REQUEST: Transcribe the material exactly. Images do not belong in the copy.

## Start RECORDS SHOWN

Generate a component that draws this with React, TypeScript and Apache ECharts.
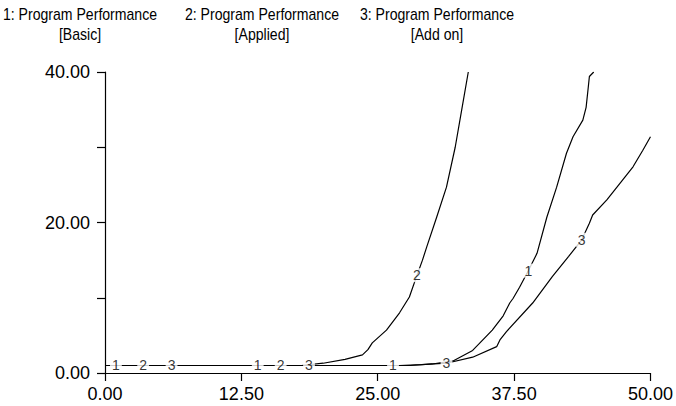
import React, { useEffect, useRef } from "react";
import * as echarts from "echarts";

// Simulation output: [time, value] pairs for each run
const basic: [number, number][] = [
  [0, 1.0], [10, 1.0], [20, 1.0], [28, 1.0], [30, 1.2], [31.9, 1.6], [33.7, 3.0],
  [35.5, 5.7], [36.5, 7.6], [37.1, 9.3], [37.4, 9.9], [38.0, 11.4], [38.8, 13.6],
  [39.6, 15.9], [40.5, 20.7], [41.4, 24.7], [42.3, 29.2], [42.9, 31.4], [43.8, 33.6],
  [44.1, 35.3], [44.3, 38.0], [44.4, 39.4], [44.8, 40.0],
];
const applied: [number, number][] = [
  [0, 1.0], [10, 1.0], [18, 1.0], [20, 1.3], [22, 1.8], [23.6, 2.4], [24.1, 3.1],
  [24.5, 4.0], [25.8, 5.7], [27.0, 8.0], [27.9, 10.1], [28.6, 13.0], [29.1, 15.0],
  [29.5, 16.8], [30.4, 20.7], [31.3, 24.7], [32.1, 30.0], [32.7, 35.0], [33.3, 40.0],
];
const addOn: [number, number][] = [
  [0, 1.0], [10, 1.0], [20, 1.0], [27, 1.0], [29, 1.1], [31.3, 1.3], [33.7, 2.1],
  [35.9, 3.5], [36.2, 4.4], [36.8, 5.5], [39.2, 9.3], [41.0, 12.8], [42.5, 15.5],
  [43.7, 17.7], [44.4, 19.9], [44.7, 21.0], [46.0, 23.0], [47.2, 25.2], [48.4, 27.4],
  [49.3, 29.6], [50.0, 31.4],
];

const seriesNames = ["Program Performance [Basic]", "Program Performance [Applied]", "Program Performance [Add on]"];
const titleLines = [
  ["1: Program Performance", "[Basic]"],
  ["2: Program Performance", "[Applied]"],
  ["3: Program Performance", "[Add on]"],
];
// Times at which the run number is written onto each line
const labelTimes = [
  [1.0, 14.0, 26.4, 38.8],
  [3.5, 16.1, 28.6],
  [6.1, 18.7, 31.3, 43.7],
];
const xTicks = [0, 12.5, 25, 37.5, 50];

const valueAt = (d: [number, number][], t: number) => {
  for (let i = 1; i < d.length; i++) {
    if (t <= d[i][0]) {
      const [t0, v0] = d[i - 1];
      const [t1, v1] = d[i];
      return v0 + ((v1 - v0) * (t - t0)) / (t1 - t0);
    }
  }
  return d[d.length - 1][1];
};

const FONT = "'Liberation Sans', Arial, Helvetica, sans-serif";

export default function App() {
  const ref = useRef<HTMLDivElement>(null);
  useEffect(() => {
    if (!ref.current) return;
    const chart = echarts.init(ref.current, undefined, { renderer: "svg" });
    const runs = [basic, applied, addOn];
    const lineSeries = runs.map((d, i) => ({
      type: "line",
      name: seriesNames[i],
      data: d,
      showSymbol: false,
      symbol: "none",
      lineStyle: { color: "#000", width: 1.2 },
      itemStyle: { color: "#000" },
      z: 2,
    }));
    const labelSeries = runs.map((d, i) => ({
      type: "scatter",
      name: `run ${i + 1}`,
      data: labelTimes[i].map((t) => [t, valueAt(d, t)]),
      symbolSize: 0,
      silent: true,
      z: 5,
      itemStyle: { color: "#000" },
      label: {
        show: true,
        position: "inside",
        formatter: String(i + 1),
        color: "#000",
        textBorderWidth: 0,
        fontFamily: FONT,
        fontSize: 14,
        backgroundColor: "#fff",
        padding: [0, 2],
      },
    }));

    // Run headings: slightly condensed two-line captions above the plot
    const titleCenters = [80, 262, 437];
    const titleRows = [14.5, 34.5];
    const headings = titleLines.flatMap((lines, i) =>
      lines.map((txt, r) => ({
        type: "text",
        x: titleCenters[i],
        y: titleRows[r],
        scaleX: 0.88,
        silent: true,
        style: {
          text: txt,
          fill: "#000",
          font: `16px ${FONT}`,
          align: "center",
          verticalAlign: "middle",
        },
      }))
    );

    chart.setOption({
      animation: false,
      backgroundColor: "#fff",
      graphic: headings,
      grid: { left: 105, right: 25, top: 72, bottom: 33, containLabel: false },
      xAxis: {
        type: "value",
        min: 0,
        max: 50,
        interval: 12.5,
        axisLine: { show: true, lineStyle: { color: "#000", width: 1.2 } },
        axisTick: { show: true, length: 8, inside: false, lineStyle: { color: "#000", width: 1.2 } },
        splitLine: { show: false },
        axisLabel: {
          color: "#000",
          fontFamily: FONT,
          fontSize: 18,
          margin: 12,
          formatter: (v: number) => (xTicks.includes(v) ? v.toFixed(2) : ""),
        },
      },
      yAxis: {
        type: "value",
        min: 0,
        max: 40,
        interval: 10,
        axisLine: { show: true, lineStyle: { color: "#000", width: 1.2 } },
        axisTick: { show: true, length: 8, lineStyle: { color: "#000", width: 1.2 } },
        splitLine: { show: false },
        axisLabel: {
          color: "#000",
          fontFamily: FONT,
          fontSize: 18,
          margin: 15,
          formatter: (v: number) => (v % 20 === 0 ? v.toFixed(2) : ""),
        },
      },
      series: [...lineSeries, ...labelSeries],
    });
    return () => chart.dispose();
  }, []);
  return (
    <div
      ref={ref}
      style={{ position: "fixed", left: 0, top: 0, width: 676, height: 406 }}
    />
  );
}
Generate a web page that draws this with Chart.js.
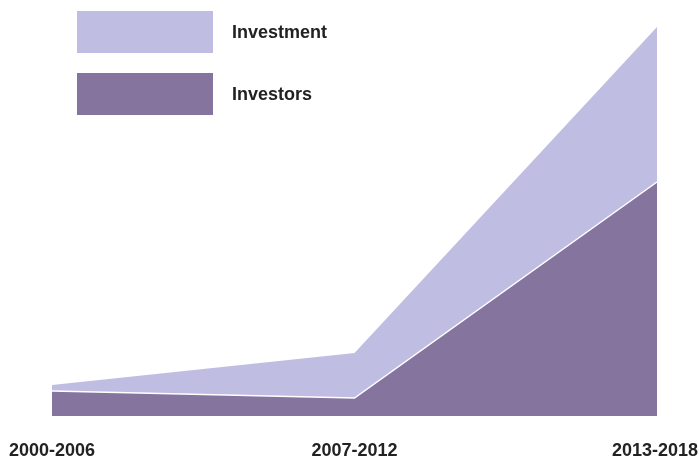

## End RECORDS SHOWN

FINISHED EXERCISE:
Generate a component that draws this with React, TypeScript and Apache ECharts.
import React, { useEffect, useRef } from "react";
import * as echarts from "echarts";

// Simulation output: [time, value] pairs for each run
const basic: [number, number][] = [
  [0, 1.0], [10, 1.0], [20, 1.0], [28, 1.0], [30, 1.2], [31.9, 1.6], [33.7, 3.0],
  [35.5, 5.7], [36.5, 7.6], [37.1, 9.3], [37.4, 9.9], [38.0, 11.4], [38.8, 13.6],
  [39.6, 15.9], [40.5, 20.7], [41.4, 24.7], [42.3, 29.2], [42.9, 31.4], [43.8, 33.6],
  [44.1, 35.3], [44.3, 38.0], [44.4, 39.4], [44.8, 40.0],
];
const applied: [number, number][] = [
  [0, 1.0], [10, 1.0], [18, 1.0], [20, 1.3], [22, 1.8], [23.6, 2.4], [24.1, 3.1],
  [24.5, 4.0], [25.8, 5.7], [27.0, 8.0], [27.9, 10.1], [28.6, 13.0], [29.1, 15.0],
  [29.5, 16.8], [30.4, 20.7], [31.3, 24.7], [32.1, 30.0], [32.7, 35.0], [33.3, 40.0],
];
const addOn: [number, number][] = [
  [0, 1.0], [10, 1.0], [20, 1.0], [27, 1.0], [29, 1.1], [31.3, 1.3], [33.7, 2.1],
  [35.9, 3.5], [36.2, 4.4], [36.8, 5.5], [39.2, 9.3], [41.0, 12.8], [42.5, 15.5],
  [43.7, 17.7], [44.4, 19.9], [44.7, 21.0], [46.0, 23.0], [47.2, 25.2], [48.4, 27.4],
  [49.3, 29.6], [50.0, 31.4],
];

const seriesNames = ["Program Performance [Basic]", "Program Performance [Applied]", "Program Performance [Add on]"];
const titleLines = [
  ["1: Program Performance", "[Basic]"],
  ["2: Program Performance", "[Applied]"],
  ["3: Program Performance", "[Add on]"],
];
// Times at which the run number is written onto each line
const labelTimes = [
  [1.0, 14.0, 26.4, 38.8],
  [3.5, 16.1, 28.6],
  [6.1, 18.7, 31.3, 43.7],
];
const xTicks = [0, 12.5, 25, 37.5, 50];

const valueAt = (d: [number, number][], t: number) => {
  for (let i = 1; i < d.length; i++) {
    if (t <= d[i][0]) {
      const [t0, v0] = d[i - 1];
      const [t1, v1] = d[i];
      return v0 + ((v1 - v0) * (t - t0)) / (t1 - t0);
    }
  }
  return d[d.length - 1][1];
};

const FONT = "'Liberation Sans', Arial, Helvetica, sans-serif";

export default function App() {
  const ref = useRef<HTMLDivElement>(null);
  useEffect(() => {
    if (!ref.current) return;
    const chart = echarts.init(ref.current, undefined, { renderer: "svg" });
    const runs = [basic, applied, addOn];
    const lineSeries = runs.map((d, i) => ({
      type: "line",
      name: seriesNames[i],
      data: d,
      showSymbol: false,
      symbol: "none",
      lineStyle: { color: "#000", width: 1.2 },
      itemStyle: { color: "#000" },
      z: 2,
    }));
    const labelSeries = runs.map((d, i) => ({
      type: "scatter",
      name: `run ${i + 1}`,
      data: labelTimes[i].map((t) => [t, valueAt(d, t)]),
      symbolSize: 0,
      silent: true,
      z: 5,
      itemStyle: { color: "#000" },
      label: {
        show: true,
        position: "inside",
        formatter: String(i + 1),
        color: "#000",
        textBorderWidth: 0,
        fontFamily: FONT,
        fontSize: 14,
        backgroundColor: "#fff",
        padding: [0, 2],
      },
    }));

    // Run headings: slightly condensed two-line captions above the plot
    const titleCenters = [80, 262, 437];
    const titleRows = [14.5, 34.5];
    const headings = titleLines.flatMap((lines, i) =>
      lines.map((txt, r) => ({
        type: "text",
        x: titleCenters[i],
        y: titleRows[r],
        scaleX: 0.88,
        silent: true,
        style: {
          text: txt,
          fill: "#000",
          font: `16px ${FONT}`,
          align: "center",
          verticalAlign: "middle",
        },
      }))
    );

    chart.setOption({
      animation: false,
      backgroundColor: "#fff",
      graphic: headings,
      grid: { left: 105, right: 25, top: 72, bottom: 33, containLabel: false },
      xAxis: {
        type: "value",
        min: 0,
        max: 50,
        interval: 12.5,
        axisLine: { show: true, lineStyle: { color: "#000", width: 1.2 } },
        axisTick: { show: true, length: 8, inside: false, lineStyle: { color: "#000", width: 1.2 } },
        splitLine: { show: false },
        axisLabel: {
          color: "#000",
          fontFamily: FONT,
          fontSize: 18,
          margin: 12,
          formatter: (v: number) => (xTicks.includes(v) ? v.toFixed(2) : ""),
        },
      },
      yAxis: {
        type: "value",
        min: 0,
        max: 40,
        interval: 10,
        axisLine: { show: true, lineStyle: { color: "#000", width: 1.2 } },
        axisTick: { show: true, length: 8, lineStyle: { color: "#000", width: 1.2 } },
        splitLine: { show: false },
        axisLabel: {
          color: "#000",
          fontFamily: FONT,
          fontSize: 18,
          margin: 15,
          formatter: (v: number) => (v % 20 === 0 ? v.toFixed(2) : ""),
        },
      },
      series: [...lineSeries, ...labelSeries],
    });
    return () => chart.dispose();
  }, []);
  return (
    <div
      ref={ref}
      style={{ position: "fixed", left: 0, top: 0, width: 676, height: 406 }}
    />
  );
}
Generate a web page that draws this with Chart.js.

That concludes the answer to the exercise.